The Jazz guards’ deficiency in this area is glaring. Ricky Rubio (33.8-percent) and Raul Neto (33.3) are managing only middling percentages on mostly wide open shots. Meanwhile, Donovan Mitchell (29.3) and Dante Exum (29.8) are actually shooting worse from long range than Derrick Favors (30.6). Let that sink in.

The problem is compounded by the fact that Utah’s “stretch four,” Jae Crowder, is smack dab in that middling area of accuracy as well, matching Rubio’s 33.8-percent on the season.

Mitchell, Rubio, and Crowder combine for 17 attempted threes per game. That’s exactly half the team’s attempts. Thus far this year, they’re making 5.5, good for a measly 0.97 points per shot.

Meanwhile, Korver and Ingles are making 4.2 threes on only 10.8 attempts, a much richer 1.17 points per shot. But it’s difficult to get them more quality attempts because those shots have to be generated for them by the rest of the offense — which is complicated greatly when opponents simply see no need to check Utah’s guards beyond the three point line. A stretch four with limited stretch-i-ness doesn’t help much either.

The situation is complicated even further by Utah’s utter lack of reputation shooters beyond Korver and Ingles. Sefolosha and O’Neale are both shooting the ball well this season, but even so, how many defenses will panic at a duo who combine to make only a single three a game?

There’s no reason to believe any other player on the roster will blossom into a substantial long distance threat. Even if Mitchell returns to last season’s form, making 34-percent of his threes, that would be unlikely to instill much terror in opponents on its own.

Contrast that with Klay Thompson, shooting 34-percent this year after never being beneath 40-percent from three in his career. Or Eric Gordon, career 37-percent shooter from distance making a piddling 30-percent so far this season. Despite their struggles, these players still exert substantial gravity on defenders. Their rep says the awry shooting is likely to end any moment.

So the Warriors and Rockets will almost certainly improve their long range accuracy as skilled shooters on their rosters find their typical form again. Most Jazz player’s typical form is, well, pretty much what we’ve seen this season.

So is Utah doomed to dwell amongst the NBA’s most shooting inept despite having two of the world’s best shooters on their roster?

There is some cause for hope. Since the Korver trade, Utah has shot a stellar 38.1-percent from three. If carried throughout an entire season, that would be good for fourth in the league.

But smart money is on reversion to the mean, possibly a vicious one. In that same span, look at how well a bevy of Jazz players have shot the long ball: Sefolosha 65-percent; George Niang 55-percent; Crowder 42-percent; Neto 40-percent; O’Neale 39-percent; Rubio 38-percent; even Exum 35-percent. 

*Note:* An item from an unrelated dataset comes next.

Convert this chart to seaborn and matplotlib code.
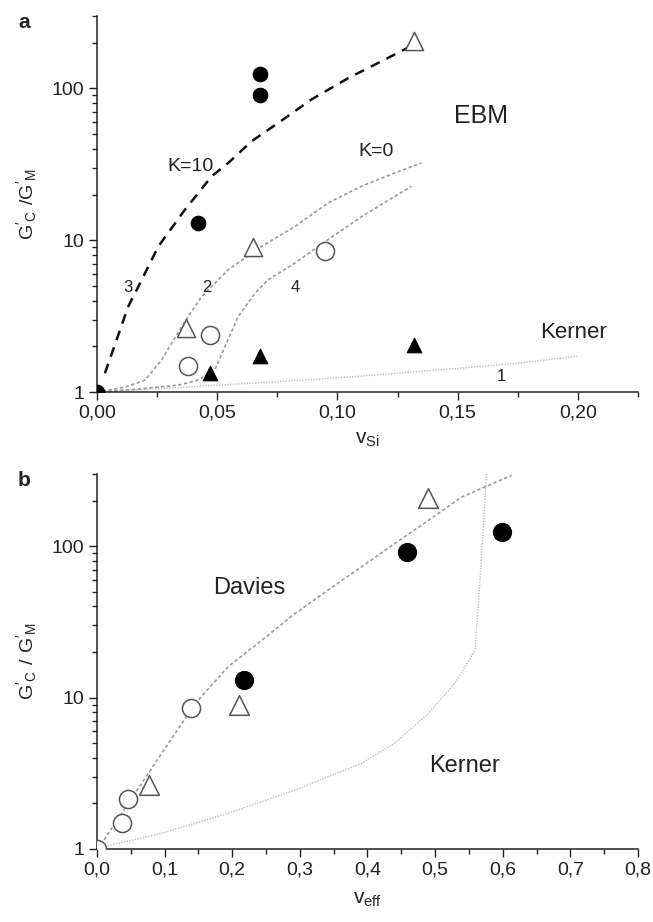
import numpy as np
import pandas as pd
import matplotlib
matplotlib.use("Agg")
import matplotlib.pyplot as plt
import seaborn as sns
from matplotlib.ticker import FuncFormatter, LogLocator, MultipleLocator, NullFormatter

sns.set_style("ticks")
plt.rcParams['font.family'] = ['Liberation Sans', 'DejaVu Sans']
plt.rcParams['mathtext.fontset'] = 'custom'
plt.rcParams['mathtext.rm'] = 'Liberation Sans'

# ---------------- Panel a data ----------------
a_filled_circ_x = [0.0, 0.042, 0.068, 0.068]
a_filled_circ_y = [1.0, 13.0, 124.0, 90.0]
a_open_tri_x = [0.132, 0.065, 0.037]
a_open_tri_y = [204.0, 9.0, 2.65]
a_open_circ_x = [0.038, 0.047, 0.095]
a_open_circ_y = [1.48, 2.38, 8.5]
a_filled_tri_x = [0.047, 0.068, 0.132]
a_filled_tri_y = [1.33, 1.73, 2.04]

curve3_x = [0.0033, 0.013, 0.0172, 0.0255, 0.0366, 0.0477, 0.0546, 0.0643, 0.0754, 0.0892, 0.1045, 0.1183, 0.1294, 0.132]
curve3_y = [1.33, 3.66, 4.95, 9.1, 15.9, 26.4, 32.3, 44.9, 59.3, 84.6, 117.0, 151.0, 186.0, 200.0]
curve2_x = [0.0, 0.0047, 0.012, 0.02, 0.0269, 0.0352, 0.0435, 0.0546, 0.0684, 0.0823, 0.0961, 0.11, 0.1239, 0.135]
curve2_y = [1.0, 1.03, 1.08, 1.2, 1.63, 2.7, 4.25, 6.4, 9.1, 12.3, 17.6, 22.7, 27.8, 32.3]
curve4_x = [0.0, 0.015, 0.0338, 0.042, 0.049, 0.0532, 0.0587, 0.0657, 0.0712, 0.0823, 0.0961, 0.11, 0.1308]
curve4_y = [1.0, 1.04, 1.11, 1.2, 1.4, 1.99, 3.14, 4.48, 5.5, 7.07, 10.1, 14.3, 22.7]
curve1_x = [0.0, 0.025, 0.05, 0.075, 0.1, 0.125, 0.15, 0.175, 0.2]
curve1_y = [1.0, 1.05, 1.11, 1.17, 1.24, 1.33, 1.43, 1.55, 1.72]

# ---------------- Panel b data ----------------
b_open_circ_x = [0.0, 0.037, 0.046, 0.139]
b_open_circ_y = [1.0, 1.48, 2.14, 8.6]
b_open_tri_x = [0.077, 0.21, 0.49]
b_open_tri_y = [2.64, 9.0, 207.0]
b_filled_circ_x = [0.218, 0.459, 0.599]
b_filled_circ_y = [13.0, 91.0, 124.0]

davies_x = [0.0, 0.007, 0.0463, 0.0956, 0.145, 0.194, 0.2435, 0.293, 0.342, 0.391, 0.44, 0.49, 0.539, 0.613]
davies_y = [1.0, 1.09, 2.0, 4.28, 9.1, 16.0, 23.9, 36.0, 51.4, 73.0, 104.0, 148.0, 211.0, 294.0]
kernerb_x = [0.0, 0.0118, 0.0956, 0.194, 0.293, 0.391, 0.44, 0.49, 0.529, 0.559, 0.564, 0.569, 0.576]
kernerb_y = [1.0, 1.04, 1.27, 1.72, 2.45, 3.68, 4.98, 7.85, 12.4, 20.5, 41.8, 89.4, 303.0]

fig = plt.figure(figsize=(6.53, 9.22), dpi=100)
axa = fig.add_axes([0.1485, 0.5748, 0.8285, 0.4078])
axb = fig.add_axes([0.1485, 0.0792, 0.8285, 0.4067])

GRAY = '#9a9a9a'
LGRAY = '#bdbdbd'
EDGE = '#555555'


def line(ax, x, y, **kw):
    sns.lineplot(x=x, y=y, ax=ax, sort=False, estimator=None, **kw)


def scat(ax, x, y, marker, filled, s):
    if filled:
        sns.scatterplot(x=x, y=y, ax=ax, marker=marker, s=s, color='black',
                        edgecolor='black', linewidth=0.8, zorder=5)
    else:
        sns.scatterplot(x=x, y=y, ax=ax, marker=marker, s=s, facecolor='white',
                        edgecolor=EDGE, linewidth=1.1, zorder=5)


# Panel a
line(axa, curve1_x, curve1_y, color=LGRAY, lw=1.0, linestyle=(0, (1, 1)))
line(axa, curve2_x, curve2_y, color=GRAY, lw=1.2, linestyle=(0, (2, 1.5)))
line(axa, curve4_x, curve4_y, color=GRAY, lw=1.2, linestyle=(0, (2, 1.5)))
line(axa, curve3_x, curve3_y, color='#111111', lw=1.8, linestyle=(0, (4, 3)))
scat(axa, a_filled_circ_x, a_filled_circ_y, 'o', True, 110)
scat(axa, a_open_tri_x, a_open_tri_y, '^', False, 170)
scat(axa, a_open_circ_x, a_open_circ_y, 'o', False, 170)
scat(axa, a_filled_tri_x, a_filled_tri_y, '^', True, 110)

# Panel b
line(axb, kernerb_x, kernerb_y, color=LGRAY, lw=1.0, linestyle=(0, (1, 1)))
line(axb, davies_x, davies_y, color=GRAY, lw=1.2, linestyle=(0, (2, 1.5)))
scat(axb, b_open_circ_x, b_open_circ_y, 'o', False, 170)
scat(axb, b_open_tri_x, b_open_tri_y, '^', False, 200)
scat(axb, b_filled_circ_x, b_filled_circ_y, 'o', True, 170)

for ax, xmax, xmaj, xmin, dec in [(axa, 0.225, 0.05, 0.025, 2), (axb, 0.8, 0.1, 0.05, 1)]:
    ax.set_yscale('log')
    ax.set_ylim(1, 300)
    ax.set_xlim(0, xmax)
    ax.xaxis.set_major_locator(MultipleLocator(xmaj))
    ax.xaxis.set_minor_locator(MultipleLocator(xmin))
    ax.xaxis.set_major_formatter(FuncFormatter(lambda v, p, d=dec: f"{v:.{d}f}".replace('.', ',')))
    ax.yaxis.set_major_locator(LogLocator(base=10, numticks=10))
    ax.yaxis.set_minor_locator(LogLocator(base=10, subs=np.arange(2, 10), numticks=20))
    ax.yaxis.set_minor_formatter(NullFormatter())
    ax.yaxis.set_major_formatter(FuncFormatter(lambda v, p: f"{v:g}"))
    ax.tick_params(axis='both', which='major', direction='out', length=6, width=1.0,
                   labelsize=14, colors='#222222', pad=3)
    ax.tick_params(axis='both', which='minor', direction='out', length=3.5, width=1.0,
                   colors='#222222')
    for sp in ['top', 'right']:
        ax.spines[sp].set_visible(False)
    for sp in ['left', 'bottom']:
        ax.spines[sp].set_color('#222222')
        ax.spines[sp].set_linewidth(1.1)
    ax.set_facecolor('white')

axa.set_xlabel(r"$\mathregular{v_{Si}}$", fontsize=15, labelpad=6, color='#222222')
axa.set_ylabel(r"$\mathregular{G'_C\ /G'_M}$", fontsize=14, labelpad=9, color='#222222')
axb.set_xlabel(r"$\mathregular{v_{eff}}$", fontsize=15, labelpad=8, color='#222222')
axb.set_ylabel(r"$\mathregular{G'_C\ /\ G'_M}$", fontsize=14, labelpad=9, color='#222222')

# panel letters
fig.text(18 / 653, 1 - 22 / 922, 'a', fontsize=15, fontweight='bold', va='center', color='#222222')
fig.text(18 / 653, 1 - 480 / 922, 'b', fontsize=15, fontweight='bold', va='center', color='#222222')

# annotations panel a
axa.text(0.039, 30.5, 'K=10', fontsize=14, ha='center', va='center', color='#222222')
axa.text(0.116, 38.4, 'K=0', fontsize=14, ha='center', va='center', color='#222222')
axa.text(0.1596, 66, 'EBM', fontsize=18, ha='center', va='center', color='#222222')
axa.text(0.0129, 4.9, '3', fontsize=12, ha='center', va='center', color='#222222')
axa.text(0.0456, 4.9, '2', fontsize=12, ha='center', va='center', color='#222222')
axa.text(0.0823, 4.9, '4', fontsize=12, ha='center', va='center', color='#222222')
axa.text(0.198, 2.47, 'Kerner', fontsize=16, ha='center', va='center', color='#222222')
axa.text(0.168, 1.27, '1', fontsize=12, ha='center', va='center', color='#222222')

# annotations panel b
axb.text(0.225, 53, 'Davies', fontsize=17, ha='center', va='center', color='#222222')
axb.text(0.544, 3.55, 'Kerner', fontsize=17, ha='center', va='center', color='#222222')

fig.savefig('out.png', dpi=100, facecolor='white')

Utah won’t fall back to the 32.6-percent mire they floundered in to start the season. Korver and Ingles are genuine snipers and will continue to cash in on their ten-odd attempts per game. Plus, the attention they draw will give teammates continued open shots. Some of those will go down. 

But the fact is the Jazz have made worse than 30-percent of their threes in 13 of the team’s 37 games this year. They did that only 20 times all last season. Probability says fans should brace for more than another seven such stinkers before the playoffs, which isn’t what you’d expect from a team with the league’s two most accurate shooters.